Porque é lá que desejos e carências são transformados em prioridades.
A
despeito dos gastos públicos terem aumentado cerca de 10% do PIB desde 1988, os
investimentos públicos caíram de um pico de 5% para 1% do PIB e os gastos com
saúde limitam-se a apenas 4% do PIB (muito pouco para um sistema que se
pretende gratuito e universal). Sem falar no desequilíbrio fiscal que se
observa desde o descalabro de 2014-2015. A falta de prioridades sugere que o
problema não é apenas econômico —é político também.
Tendo
um pano de fundo como esse, o Brasil precisa repensar alguns aspectos de sua
vida orçamentária, um elemento crucial de qualquer democracia. A despeito de
avanços institucionais importantes nas últimas três décadas, o sistema vem
deixando a desejar, sobretudo a partir de 2014. A trágica
farsa do Orçamento que hoje vivemos não é novidade.
Cabe,
portanto, a pergunta mais geral de Burke: como conseguir que a política vá além
dos interesses pequenos de todo tipo?

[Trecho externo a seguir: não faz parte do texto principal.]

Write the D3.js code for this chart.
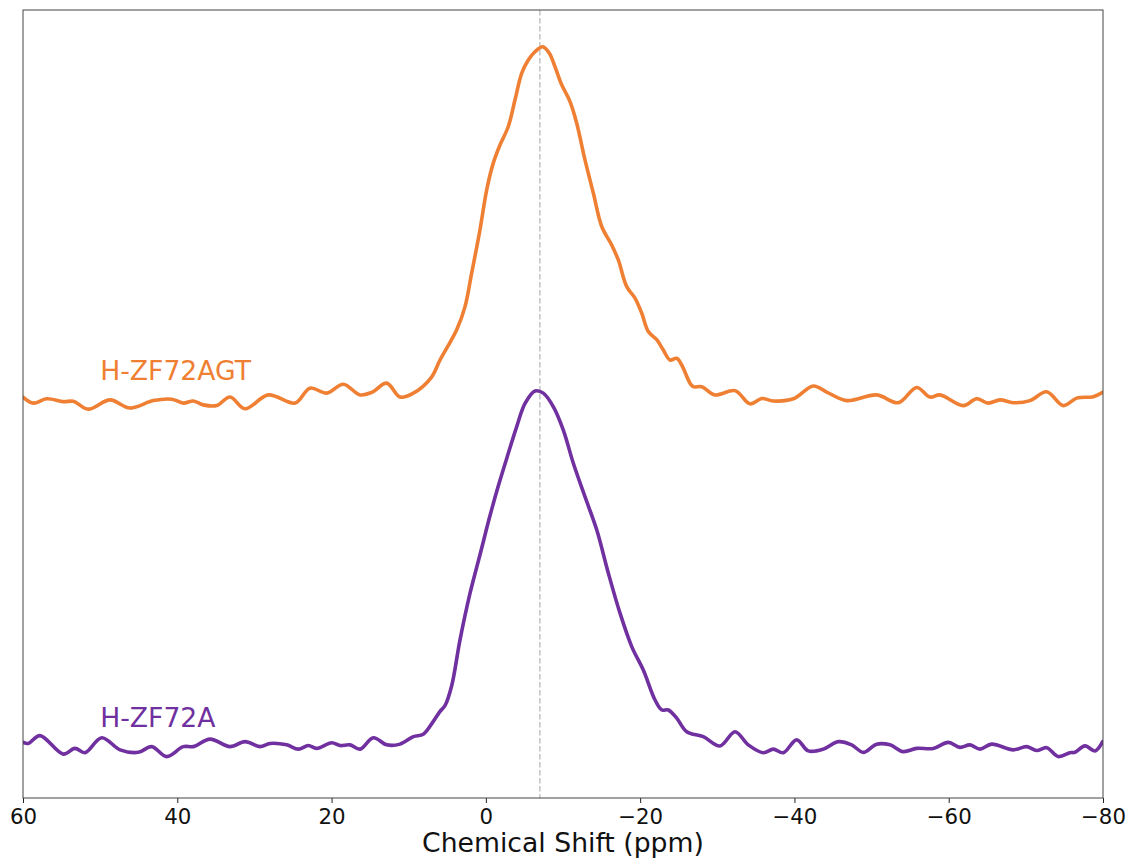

A soma destes interesses raramente
entrega como resultado o interesse público, o bem comum. Parte relevante das
respostas a essa indagação viria, segundo Burke, do bom funcionamento dos
partidos "uma força moderadora e promotora de bom governo".
Em
tese. Num de seus primeiros escritos, Burke afirma: "no momento não temos
entre nós partidos propriamente ditos, apenas facções, sem princípio algum, um
bando fazendo intrigas em benefício próprio". Faz algum eco aqui. Com 24
partidos representados no Congresso, sem clareza programática e mesmo
ideológica, e nem um deles sequer com mais do que 10% dos assentos, os
horizontes se encurtam, os projetos se apequenam e o bem maior da nação fica em
segundo plano.
As
reformas políticas já aprovadas apontam na direção certa, mas há um longo
caminho pela frente. O equilíbrio entre interesses locais, regionais e federal
é complexo. O mesmo se pode dizer de interesses temáticos, hoje particularmente
presentes com as bancadas.
Não creio que o nosso sistema partidário seja a origem de todos os males. Mas, diante de desafios que só fazem crescer, as chances de sucesso parecem pequenas sem uma significativa melhoria em nossos mecanismos de governança.